The trait implementation first obtains the key-value pairs from the input string and then creates the result variable with default values (so we will need every member of the struct to implement the Default trait or code will not compile). Then we expand the tokens vector with the code assigning the struct members using the #(#tokens)* syntax, to finally return the result.
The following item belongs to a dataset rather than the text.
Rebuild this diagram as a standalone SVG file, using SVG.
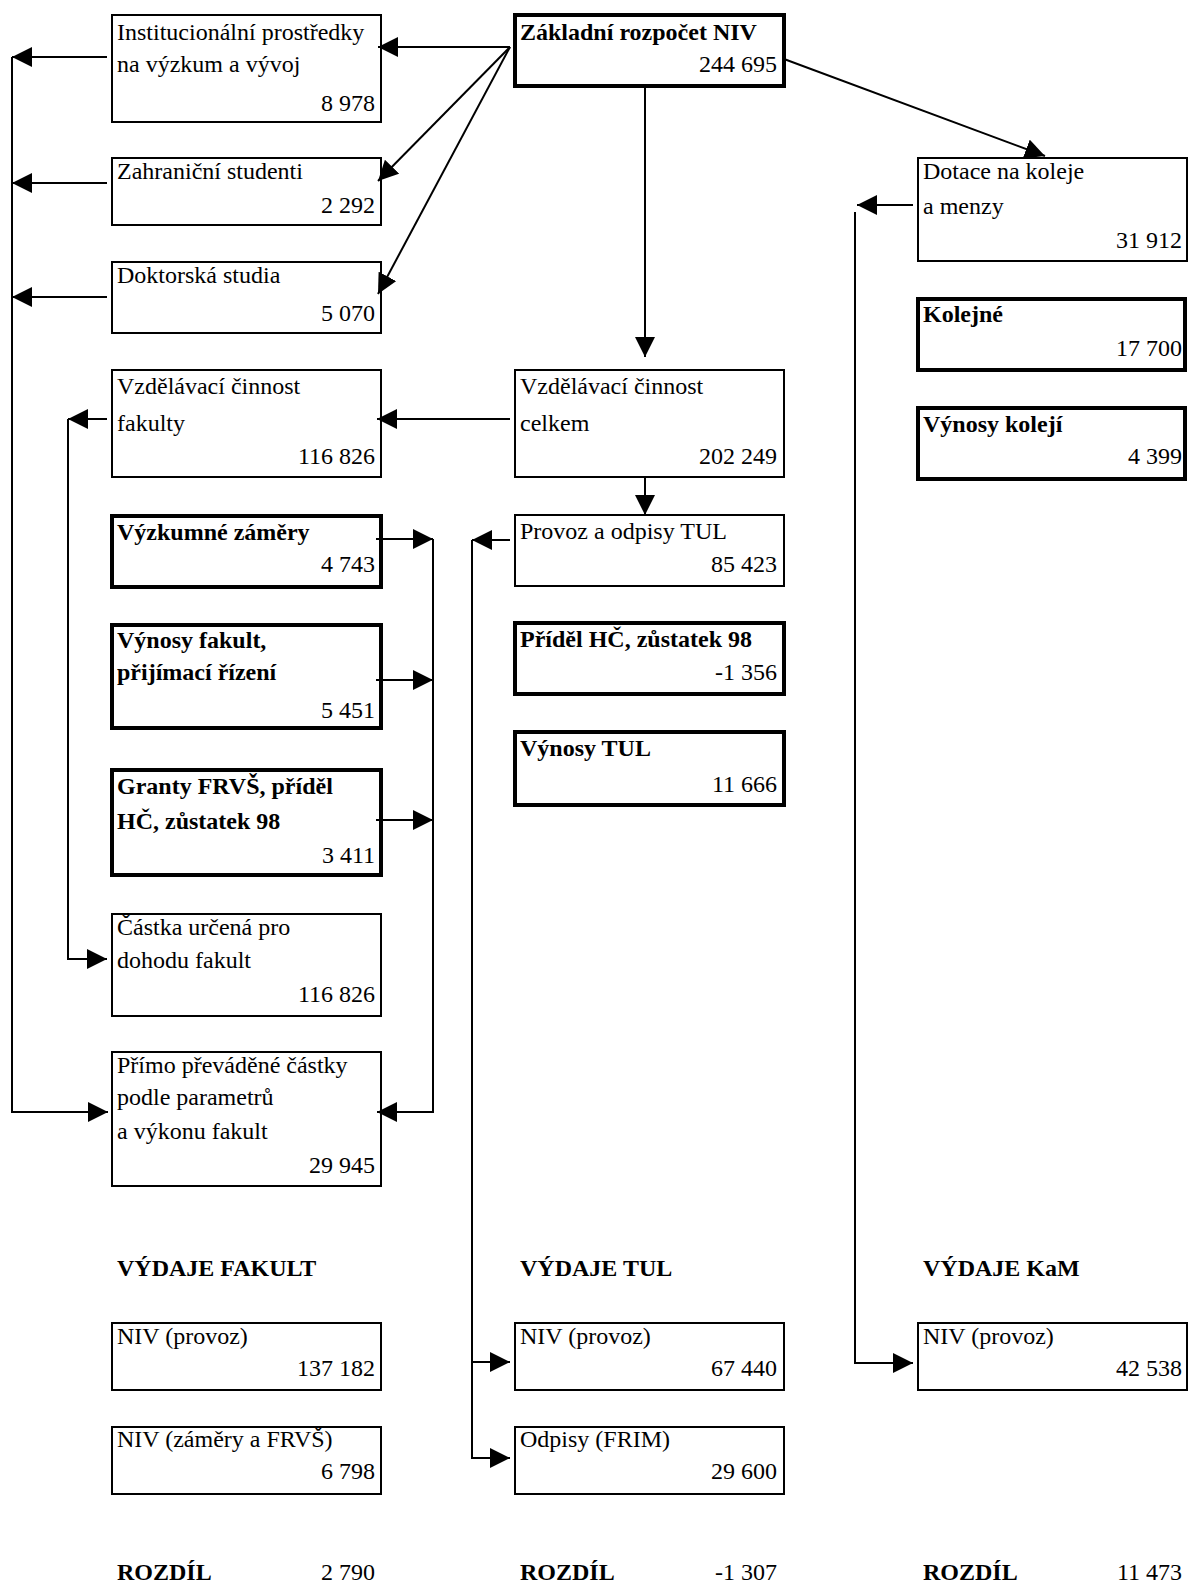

The only thing we are still missing is how the tokens vector is generated in the kv_tokens() function:

fn kv_tokens(fields: &Punctuated<Field, Comma>) -> Vec<proc_macro2::TokenStream> {
    let mut tokens = Vec::new();

    for field in fields {
        let member = &field.ident;

        tokens.push(
            quote! {
                kv_in.iter().filter(|(key, _)| key == stringify!(#member))
                    .take(1)
                    .for_each(|(_, value)| {
                        if let Ok(data) = value.parse() {
                            result.#member = data;
                        }
                    });
            });
    }

    tokens
}

The code above, adds a block of code in the form of proc_macro2::TokenStream to the tokens vector for each struct member. This code block takes a specific struct member and iterates the key-value tuples obtained from the input string, to see if any of them matches. When a key matches, its corresponding value is converted using the parse() string method and assigned to the specific struct member that matched. The parse() method requires the FromStr trait to be implemented for the returned datatype, so if we use custom enums or structs as struct members, we will have to implement the trait ourselves (in addition to the Default one as explained earlier). But if we place inside the struct a type already implementing the Default and FromStr traits (for example the MacAddress struct from eui48 crate), it will be beautifully deserialized without us having to write a single new line of code. Nice!

Testing the derive macro

The only thing remaining is to test this works with the following program:

use kv_extract::KvExtract;
use kv_extract_derive::KvExtract;
use std::str::FromStr;

#[derive(Debug)]
enum TestEnum {
    Def,
    One,
    Two,
}

impl Default for TestEnum {
    fn default() -> TestEnum {
        TestEnum::Def
    }
}

impl FromStr for TestEnum {
    type Err = String;
    fn from_str(s: &str) -> Result<Self, Self::Err> {
        match s {
            "Def" => Ok(TestEnum::Def),
            "One" => Ok(TestEnum::One),
            "Two" => Ok(TestEnum::Two),
            unknown => Err(format!("\"{}\" does not match TestEnum", unknown))
        }
    }
}

#[derive(KvExtract, Default, Debug)]
struct Test {
    num: u32,
    num2: u8,
    txt: String,
    txt2: String,
    choice: TestEnum,
    choice2: TestEnum,
}

fn main() {
    let data = "num=42\n\
                txt=Hello\n\
                choice=OneDoesNotMatch\n\
                choice2=Two\n\
                \n";

    println!("{:#?}", Test::kv_extract(data));
}

We had to provide our own implementations of the FromStr and Default traits, but everythings works great, execution outputs the exact same data we expected.

I hope you enjoyed this entry. I had a hard time writing this because I found documentation a bit scarce, but sure derive macros are powerful and beautiful!